▸ **Written request**: Word for word, quote all of the material, omitting the pictures.

▸ **Supplied information**:
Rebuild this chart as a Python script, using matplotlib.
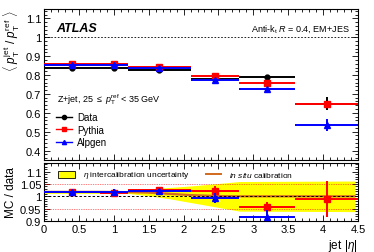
import numpy as np
import matplotlib
matplotlib.use("Agg")
import matplotlib.pyplot as plt
from matplotlib.ticker import MultipleLocator, FuncFormatter
from matplotlib.patches import Rectangle
from matplotlib.lines import Line2D

plt.rcParams["font.family"] = ["Liberation Sans", "DejaVu Sans"]
plt.rcParams["mathtext.fontset"] = "custom"
plt.rcParams["mathtext.rm"] = "Liberation Sans"
plt.rcParams["mathtext.it"] = "Liberation Sans:italic"

# |eta| bins
bin_lo = [0.0, 0.8, 1.2, 2.1, 2.8, 3.6]
bin_hi = [0.8, 1.2, 2.1, 2.8, 3.6, 4.5]
bin_x = [0.4, 1.0, 1.65, 2.45, 3.2, 4.05]

# <pT jet / pT ref>
data_resp = [0.838, 0.838, 0.825, 0.780, 0.789, 0.648]
data_err = [0.004, 0.004, 0.004, 0.005, 0.008, 0.035]
pythia_resp = [0.857, 0.857, 0.845, 0.795, 0.757, 0.648]
pythia_err = [0.003, 0.003, 0.003, 0.004, 0.006, 0.012]
alpgen_resp = [0.855, 0.855, 0.840, 0.775, 0.726, 0.535]
alpgen_err = [0.004, 0.004, 0.004, 0.006, 0.008, 0.03]

# MC / data
pythia_ratio = [1.017, 1.015, 1.027, 1.022, 0.957, 0.990]
pythia_ratio_err = [0.008, 0.008, 0.008, 0.018, 0.02, 0.074]
alpgen_ratio = [1.016, 1.016, 1.022, 0.993, 0.918, 0.83]
alpgen_ratio_err = [0.008, 0.012, 0.008, 0.02, 0.025, 0.06]

# eta intercalibration band and in situ calibration curve
band_eta = [0.0, 0.8, 1.2, 1.5, 1.8, 2.1, 2.5, 2.8, 4.45]
band_up = [1.021, 1.021, 1.023, 1.03, 1.036, 1.042, 1.052, 1.06, 1.062]
band_dn = [1.012, 1.012, 1.012, 1.002, 0.99, 0.975, 0.955, 0.94, 0.938]
insitu_eta = [0.0, 0.8, 1.2, 1.5, 1.8, 2.1, 2.5, 2.8, 4.45]
insitu_val = [1.018, 1.018, 1.017, 1.015, 1.01, 1.005, 1.001, 1.0, 1.0]

W, H = 374, 253
fig = plt.figure(figsize=(W / 100, H / 100), dpi=100)
ax1 = fig.add_axes([44 / W, 1 - 161 / H, 314 / W, 151 / H])
ax2 = fig.add_axes([44 / W, 1 - 222 / H, 314 / W, 58 / H])

fs = 8


def style(ax):
    ax.tick_params(which="both", direction="in", top=True, right=True, labelsize=fs, pad=2)
    ax.tick_params(which="major", length=4, width=0.6)
    ax.tick_params(which="minor", length=2, width=0.6)
    for s in ax.spines.values():
        s.set_linewidth(0.8)
    ax.xaxis.set_major_locator(MultipleLocator(0.5))
    ax.xaxis.set_minor_locator(MultipleLocator(0.1))
    ax.xaxis.set_major_formatter(FuncFormatter(lambda v, p: f"{v:g}"))
    ax.set_xlim(0, 4.5)


def draw(ax, y, yerr, color, marker, ms, z):
    xerr = [np.array(bin_x) - np.array(bin_lo), np.array(bin_hi) - np.array(bin_x)]
    ax.errorbar(bin_x, y, xerr=xerr, yerr=yerr, fmt=marker, color=color, ms=ms,
                elinewidth=1.4, capsize=0, zorder=z)


# ---- top panel ----
style(ax1)
ax1.set_ylim(0.35, 1.15)
ax1.yaxis.set_minor_locator(MultipleLocator(0.02))
ax1.set_yticks([0.4, 0.5, 0.6, 0.7, 0.8, 0.9, 1.0, 1.1])
ax1.set_yticklabels(["0.4", "0.5", "0.6", "0.7", "0.8", "0.9", "1", "1.1"])
ax1.tick_params(labelbottom=False)
ax1.axhline(1.0, color="black", ls=(0, (2, 2)), lw=0.6)

draw(ax1, data_resp, data_err, "black", "o", 3.5, 3)
draw(ax1, pythia_resp, pythia_err, "red", "s", 3.8, 4)
draw(ax1, alpgen_resp, alpgen_err, "blue", "^", 3.8, 5)

ax1.text(0.04, 0.855, "ATLAS", transform=ax1.transAxes, fontsize=9,
         fontweight="bold", fontstyle="italic")
ax1.text(0.975, 0.86, r"Anti-k$_{\rm t}$ $R$ = 0.4, EM+JES", transform=ax1.transAxes,
         fontsize=6.5, ha="right")
ax1.text(0.04, 0.385, r"Z+jet, 25 $\leq$ $p_{\rm T}^{\rm ref}$ < 35 GeV",
         transform=ax1.transAxes, fontsize=6.5)
ax1.legend(
    handles=[
        Line2D([], [], color="black", marker="o", ms=3, lw=1),
        Line2D([], [], color="red", marker="s", ms=3, lw=1),
        Line2D([], [], color="blue", marker="^", ms=3, lw=1),
    ],
    labels=["Data", "Pythia", "Alpgen"],
    loc="upper left", bbox_to_anchor=(0.015, 0.36), frameon=False,
    fontsize=7, handlelength=1.7, handletextpad=0.5, labelspacing=0.25,
    borderpad=0.2,
)
ax1.set_ylabel(r"$\langle$ $p_{\rm T}^{\rm jet}$ / $p_{\rm T}^{\rm ref}$ $\rangle$",
               fontsize=8.5, loc="top", labelpad=3)

# ---- ratio panel ----
style(ax2)
ax2.set_ylim(0.9, 1.135)
ax2.set_yticks([0.9, 0.95, 1.0, 1.05, 1.1])
ax2.set_yticklabels(["0.9", "0.95", "1", "1.05", "1.1"])
ax2.yaxis.set_minor_locator(MultipleLocator(0.01))
ax2.fill_between(band_eta, band_dn, band_up, color="#ffff00", lw=0, zorder=1)
ax2.plot(insitu_eta, insitu_val, color="#d2691e", lw=1.6, zorder=2)
ax2.hlines([0.95, 1.05], 0, 4.45, colors="red", linestyles=(0, (1, 1.5)), lw=0.5, zorder=2)
ax2.axhline(1.0, color="black", ls=(0, (2.5, 2)), lw=0.7, zorder=2)
draw(ax2, pythia_ratio, pythia_ratio_err, "red", "s", 4.2, 4)
draw(ax2, alpgen_ratio, alpgen_ratio_err, "blue", "^", 4.2, 5)
ax2.set_ylabel("MC / data", fontsize=8.5, labelpad=2)
ax2.set_xlabel(r"jet |$\eta$|", fontsize=8.5, loc="right", labelpad=2)

ax2.add_patch(Rectangle((0.045, 0.74), 0.055, 0.13, transform=ax2.transAxes,
                        facecolor="#ffff00", edgecolor="black", lw=0.6, zorder=6))
ax2.text(0.125, 0.805, r"$\eta$ intercalibration uncertainty", transform=ax2.transAxes,
         fontsize=6, va="center", zorder=6)
ax2.plot([0.515, 0.565], [0.805, 0.805], transform=ax2.transAxes, color="#d2691e",
         lw=1.4, zorder=6)
ax2.text(0.59, 0.805, r"$\it{in\ situ}$ calibration", transform=ax2.transAxes,
         fontsize=6, va="center", zorder=6)

fig.savefig("out.png", dpi=100)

▸ **Correct response**:
Rebuild this chart as a Python script, using matplotlib.
import numpy as np
import matplotlib
matplotlib.use("Agg")
import matplotlib.pyplot as plt
from matplotlib.ticker import MultipleLocator, FuncFormatter
from matplotlib.patches import Rectangle
from matplotlib.lines import Line2D

plt.rcParams["font.family"] = ["Liberation Sans", "DejaVu Sans"]
plt.rcParams["mathtext.fontset"] = "custom"
plt.rcParams["mathtext.rm"] = "Liberation Sans"
plt.rcParams["mathtext.it"] = "Liberation Sans:italic"

# |eta| bins
bin_lo = [0.0, 0.8, 1.2, 2.1, 2.8, 3.6]
bin_hi = [0.8, 1.2, 2.1, 2.8, 3.6, 4.5]
bin_x = [0.4, 1.0, 1.65, 2.45, 3.2, 4.05]

# <pT jet / pT ref>
data_resp = [0.838, 0.838, 0.825, 0.780, 0.789, 0.648]
data_err = [0.004, 0.004, 0.004, 0.005, 0.008, 0.035]
pythia_resp = [0.857, 0.857, 0.845, 0.795, 0.757, 0.648]
pythia_err = [0.003, 0.003, 0.003, 0.004, 0.006, 0.012]
alpgen_resp = [0.855, 0.855, 0.840, 0.775, 0.726, 0.535]
alpgen_err = [0.004, 0.004, 0.004, 0.006, 0.008, 0.03]

# MC / data
pythia_ratio = [1.017, 1.015, 1.027, 1.022, 0.957, 0.990]
pythia_ratio_err = [0.008, 0.008, 0.008, 0.018, 0.02, 0.074]
alpgen_ratio = [1.016, 1.016, 1.022, 0.993, 0.918, 0.83]
alpgen_ratio_err = [0.008, 0.012, 0.008, 0.02, 0.025, 0.06]

# eta intercalibration band and in situ calibration curve
band_eta = [0.0, 0.8, 1.2, 1.5, 1.8, 2.1, 2.5, 2.8, 4.45]
band_up = [1.021, 1.021, 1.023, 1.03, 1.036, 1.042, 1.052, 1.06, 1.062]
band_dn = [1.012, 1.012, 1.012, 1.002, 0.99, 0.975, 0.955, 0.94, 0.938]
insitu_eta = [0.0, 0.8, 1.2, 1.5, 1.8, 2.1, 2.5, 2.8, 4.45]
insitu_val = [1.018, 1.018, 1.017, 1.015, 1.01, 1.005, 1.001, 1.0, 1.0]

W, H = 374, 253
fig = plt.figure(figsize=(W / 100, H / 100), dpi=100)
ax1 = fig.add_axes([44 / W, 1 - 161 / H, 314 / W, 151 / H])
ax2 = fig.add_axes([44 / W, 1 - 222 / H, 314 / W, 58 / H])

fs = 8


def style(ax):
    ax.tick_params(which="both", direction="in", top=True, right=True, labelsize=fs, pad=2)
    ax.tick_params(which="major", length=4, width=0.6)
    ax.tick_params(which="minor", length=2, width=0.6)
    for s in ax.spines.values():
        s.set_linewidth(0.8)
    ax.xaxis.set_major_locator(MultipleLocator(0.5))
    ax.xaxis.set_minor_locator(MultipleLocator(0.1))
    ax.xaxis.set_major_formatter(FuncFormatter(lambda v, p: f"{v:g}"))
    ax.set_xlim(0, 4.5)


def draw(ax, y, yerr, color, marker, ms, z):
    xerr = [np.array(bin_x) - np.array(bin_lo), np.array(bin_hi) - np.array(bin_x)]
    ax.errorbar(bin_x, y, xerr=xerr, yerr=yerr, fmt=marker, color=color, ms=ms,
                elinewidth=1.4, capsize=0, zorder=z)


# ---- top panel ----
style(ax1)
ax1.set_ylim(0.35, 1.15)
ax1.yaxis.set_minor_locator(MultipleLocator(0.02))
ax1.set_yticks([0.4, 0.5, 0.6, 0.7, 0.8, 0.9, 1.0, 1.1])
ax1.set_yticklabels(["0.4", "0.5", "0.6", "0.7", "0.8", "0.9", "1", "1.1"])
ax1.tick_params(labelbottom=False)
ax1.axhline(1.0, color="black", ls=(0, (2, 2)), lw=0.6)

draw(ax1, data_resp, data_err, "black", "o", 3.5, 3)
draw(ax1, pythia_resp, pythia_err, "red", "s", 3.8, 4)
draw(ax1, alpgen_resp, alpgen_err, "blue", "^", 3.8, 5)

ax1.text(0.04, 0.855, "ATLAS", transform=ax1.transAxes, fontsize=9,
         fontweight="bold", fontstyle="italic")
ax1.text(0.975, 0.86, r"Anti-k$_{\rm t}$ $R$ = 0.4, EM+JES", transform=ax1.transAxes,
         fontsize=6.5, ha="right")
ax1.text(0.04, 0.385, r"Z+jet, 25 $\leq$ $p_{\rm T}^{\rm ref}$ < 35 GeV",
         transform=ax1.transAxes, fontsize=6.5)
ax1.legend(
    handles=[
        Line2D([], [], color="black", marker="o", ms=3, lw=1),
        Line2D([], [], color="red", marker="s", ms=3, lw=1),
        Line2D([], [], color="blue", marker="^", ms=3, lw=1),
    ],
    labels=["Data", "Pythia", "Alpgen"],
    loc="upper left", bbox_to_anchor=(0.015, 0.36), frameon=False,
    fontsize=7, handlelength=1.7, handletextpad=0.5, labelspacing=0.25,
    borderpad=0.2,
)
ax1.set_ylabel(r"$\langle$ $p_{\rm T}^{\rm jet}$ / $p_{\rm T}^{\rm ref}$ $\rangle$",
               fontsize=8.5, loc="top", labelpad=3)

# ---- ratio panel ----
style(ax2)
ax2.set_ylim(0.9, 1.135)
ax2.set_yticks([0.9, 0.95, 1.0, 1.05, 1.1])
ax2.set_yticklabels(["0.9", "0.95", "1", "1.05", "1.1"])
ax2.yaxis.set_minor_locator(MultipleLocator(0.01))
ax2.fill_between(band_eta, band_dn, band_up, color="#ffff00", lw=0, zorder=1)
ax2.plot(insitu_eta, insitu_val, color="#d2691e", lw=1.6, zorder=2)
ax2.hlines([0.95, 1.05], 0, 4.45, colors="red", linestyles=(0, (1, 1.5)), lw=0.5, zorder=2)
ax2.axhline(1.0, color="black", ls=(0, (2.5, 2)), lw=0.7, zorder=2)
draw(ax2, pythia_ratio, pythia_ratio_err, "red", "s", 4.2, 4)
draw(ax2, alpgen_ratio, alpgen_ratio_err, "blue", "^", 4.2, 5)
ax2.set_ylabel("MC / data", fontsize=8.5, labelpad=2)
ax2.set_xlabel(r"jet |$\eta$|", fontsize=8.5, loc="right", labelpad=2)

ax2.add_patch(Rectangle((0.045, 0.74), 0.055, 0.13, transform=ax2.transAxes,
                        facecolor="#ffff00", edgecolor="black", lw=0.6, zorder=6))
ax2.text(0.125, 0.805, r"$\eta$ intercalibration uncertainty", transform=ax2.transAxes,
         fontsize=6, va="center", zorder=6)
ax2.plot([0.515, 0.565], [0.805, 0.805], transform=ax2.transAxes, color="#d2691e",
         lw=1.4, zorder=6)
ax2.text(0.59, 0.805, r"$\it{in\ situ}$ calibration", transform=ax2.transAxes,
         fontsize=6, va="center", zorder=6)

fig.savefig("out.png", dpi=100)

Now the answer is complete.